**WHAT YOU HAVE TO DO**
Could the lines from the start of the data through the line with "mtransforms.ScaledTranslation(dx / 100, 0, fig.dpi_scale_trans))" be set down exactly, with no pictures among them?

**DATASET EXCERPT**
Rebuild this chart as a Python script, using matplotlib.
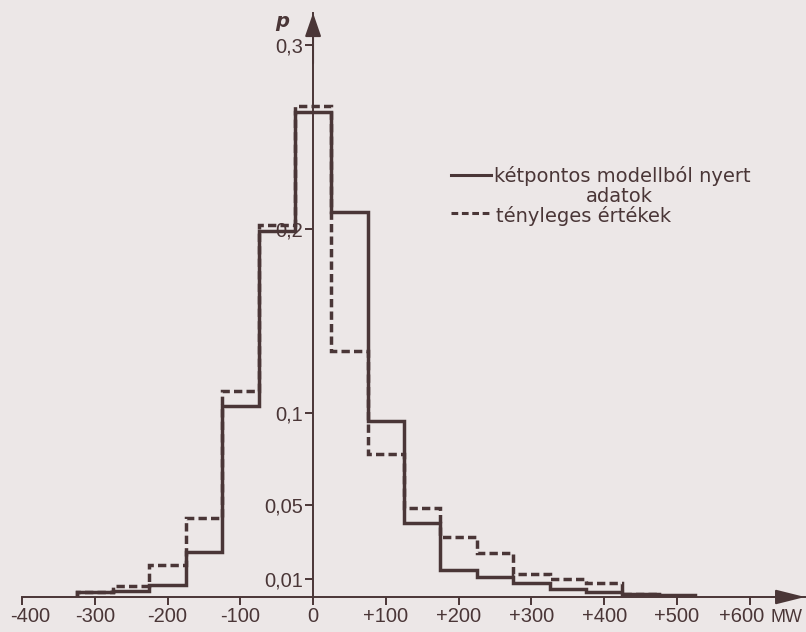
import matplotlib
matplotlib.use("Agg")
import matplotlib.pyplot as plt
import matplotlib.transforms as mtransforms
from matplotlib.lines import Line2D
import numpy as np

# bin edges in MW (50 MW wide bins)
bin_edges = [-325, -275, -225, -175, -125, -75, -25, 25, 75, 125,
             175, 225, 275, 325, 375, 425, 475, 525]

# probability per bin
model_p = [0.0025, 0.0035, 0.0065, 0.0245, 0.104, 0.199, 0.2635, 0.209, 0.0956,
           0.0404, 0.0147, 0.011, 0.0075, 0.0045, 0.0026, 0.0015, 0.0012]
actual_p = [0.0027, 0.006, 0.0176, 0.043, 0.112, 0.2024, 0.2666, 0.1335, 0.0775,
            0.0486, 0.0327, 0.024, 0.0127, 0.0097, 0.0075, 0.0015, 0.0008]

x_ticks = [-400, -300, -200, -100, 0, 100, 200, 300, 400, 500, 600]
x_labels = ["-400", "-300", "-200", "-100", "0", "+100", "+200", "+300",
            "+400", "+500", "+600"]
y_ticks = [0.01, 0.05, 0.1, 0.2, 0.3]
y_labels = ["0,01", "0,05", "0,1", "0,2", "0,3"]

label_model = "kétpontos modellból nyert"
label_model2 = "adatok"
label_actual = "tényleges értékek"

W, H = 806, 632
BG = "#ece7e7"
INK = "#4a3637"
TICK_FONT = ["Liberation Sans", "DejaVu Sans"]


def px(x, y):
    return x / W, 1 - y / H


def shift(artist, fig, dx):
    artist.set_transform(artist.get_transform() +
                         mtransforms.ScaledTranslation(dx / 100, 0, fig.dpi_scale_trans))


def main():
    plt.rcParams["font.family"] = ["DejaVu Sans"]
    fig = plt.figure(figsize=(W / 100, H / 100), dpi=100, facecolor=BG)
    ax = fig.add_axes([22 / W, 35 / H, 783 / W, 584 / H])
    ax.set_facecolor(BG)
    ax.set_xlim(-400, 676)
    ax.set_ylim(0, 0.3174)

    ax.stairs(model_p, bin_edges, baseline=0, color=INK, lw=2.5, zorder=3)
    ax.stairs(actual_p, bin_edges, baseline=0, color=INK, lw=2.5,
              linestyle=(0, (2.4, 1.2)), zorder=4)

    for s in ["top", "right"]:
        ax.spines[s].set_visible(False)
    ax.spines["left"].set_position(("data", 0))
    for s in ["left", "bottom"]:
        ax.spines[s].set_color(INK)
        ax.spines[s].set_linewidth(1.4)

    ax.set_xticks(x_ticks)
    ax.set_xticklabels(x_labels, family=TICK_FONT)
    ax.set_yticks(y_ticks)
    ax.set_yticklabels(y_labels, family=TICK_FONT)
    ax.tick_params(axis="both", direction="out", length=6, width=1.4,
                   pad=1, labelsize=14.5, colors=INK)

    # nudge the end labels like in the original drawing
    shift(ax.get_xticklabels()[0], fig, 8)
    shift(ax.get_xticklabels()[-1], fig, -8)
    ax.annotate("MW", xy=(600, 0), xycoords="data", xytext=(15, -15),
                textcoords="offset points", fontsize=13, color=INK,
                family=TICK_FONT, ha="left", va="center")

    # arrow heads on the axes
    ax.annotate("", xy=(676, 0), xytext=(630, 0),
                arrowprops=dict(arrowstyle="-|>,head_length=1.8,head_width=0.45",
                                mutation_scale=10, color=INK, lw=1.4,
                                shrinkA=0, shrinkB=0), annotation_clip=False)
    ax.annotate("", xy=(0, 0.3174), xytext=(0, 0.29),
                arrowprops=dict(arrowstyle="-|>,head_length=1.45,head_width=0.5",
                                mutation_scale=10, color=INK, lw=1.4,
                                shrinkA=0, shrinkB=0), annotation_clip=False)
    ax.annotate("p", xy=(0, 0.3174), xycoords="data", xytext=(-22, -6),
                textcoords="offset points", fontsize=14, color=INK,
                style="italic", fontweight="bold", ha="center", va="center")

    # hand drawn style legend
    fig.add_artist(Line2D([px(451, 0)[0], px(491, 0)[0]], [px(0, 175)[1]] * 2,
                          transform=fig.transFigure, color=INK, lw=2.2))
    fig.add_artist(Line2D([px(451, 0)[0], px(491, 0)[0]], [px(0, 213)[1]] * 2,
                          transform=fig.transFigure, color=INK, lw=2.2,
                          linestyle=(0, (2.2, 1.2))))
    fig.text(*px(494, 182), label_model, fontsize=14, color=INK,
             ha="left", va="baseline")
    fig.text(*px(619, 202), label_model2, fontsize=14, color=INK,
             ha="center", va="baseline")
    fig.text(*px(496, 222), label_actual, fontsize=14, color=INK,
             ha="left", va="baseline")

    fig.savefig("out.png", dpi=100, facecolor=BG)


if __name__ == "__main__":
    main()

**SOLUTION TO THE EXERCISE**
Rebuild this chart as a Python script, using matplotlib.
import matplotlib
matplotlib.use("Agg")
import matplotlib.pyplot as plt
import matplotlib.transforms as mtransforms
from matplotlib.lines import Line2D
import numpy as np

# bin edges in MW (50 MW wide bins)
bin_edges = [-325, -275, -225, -175, -125, -75, -25, 25, 75, 125,
             175, 225, 275, 325, 375, 425, 475, 525]

# probability per bin
model_p = [0.0025, 0.0035, 0.0065, 0.0245, 0.104, 0.199, 0.2635, 0.209, 0.0956,
           0.0404, 0.0147, 0.011, 0.0075, 0.0045, 0.0026, 0.0015, 0.0012]
actual_p = [0.0027, 0.006, 0.0176, 0.043, 0.112, 0.2024, 0.2666, 0.1335, 0.0775,
            0.0486, 0.0327, 0.024, 0.0127, 0.0097, 0.0075, 0.0015, 0.0008]

x_ticks = [-400, -300, -200, -100, 0, 100, 200, 300, 400, 500, 600]
x_labels = ["-400", "-300", "-200", "-100", "0", "+100", "+200", "+300",
            "+400", "+500", "+600"]
y_ticks = [0.01, 0.05, 0.1, 0.2, 0.3]
y_labels = ["0,01", "0,05", "0,1", "0,2", "0,3"]

label_model = "kétpontos modellból nyert"
label_model2 = "adatok"
label_actual = "tényleges értékek"

W, H = 806, 632
BG = "#ece7e7"
INK = "#4a3637"
TICK_FONT = ["Liberation Sans", "DejaVu Sans"]


def px(x, y):
    return x / W, 1 - y / H


def shift(artist, fig, dx):
    artist.set_transform(artist.get_transform() +
                         mtransforms.ScaledTranslation(dx / 100, 0, fig.dpi_scale_trans))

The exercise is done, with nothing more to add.